Amelia lives somewhere so remote that no one will take Claire up the Amazon to get her there. No one except for Danny, a rugged, handsome boat captain who needs the work and who, as it turns out, used to actually work with Amelia, so he knows exactly how to find her. But the trip, he warns Claire, could be treacherous and he’s not in the business of shuttling tourists around. Claire is desperate and convinces him she won’t be a nuisance, and eventually she even finds herself working as part of Danny’s crew when one of his employees quits. As they try to track Amelia down to deliver her the letter she so urgently needs, they slowly but surely fall for each other.
Love on the Amazon is an adventure without any real adventure, which is its biggest flaw. One of the reasons that films like Romancing The Stone, Jungle Cruise, or any other movies about hapless folks trying to navigate a strange and exotic jungle, is that there is often a sense of danger lurking, the stakes are high enough to build tension (and also build on a budding romance). The inherent flaw with Love on the Amazon is that Hallmark movies don’t really allow for that kind of palm-sweating tension to build. When the ship runs aground, it’s a problem easily fixed. When it heads over some nasty rapids, the interior shots of Clair stumbling around the ship are more comical than threatening.

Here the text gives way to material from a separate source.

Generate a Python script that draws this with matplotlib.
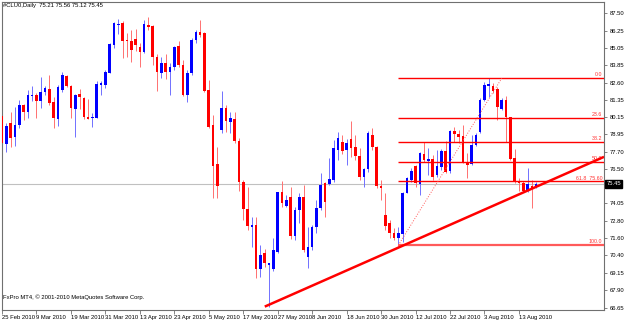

The film is not necessarily supposed to convey real peril, but without it, there’s a sense that all of Claire’s desperation and struggles to reach her sister are just annoyances rather than adventures. And while the characters themselves are perfectly pleasant, you never get a sense of genuine romantic chemistry between Danny and Claire (for much of the movie, I assumed Danny and Amelia might have had a romantic connection but, again, this is Hallmark and that would be complicating things too much), so while a happy ending was inevitable, it was also just kinda meh.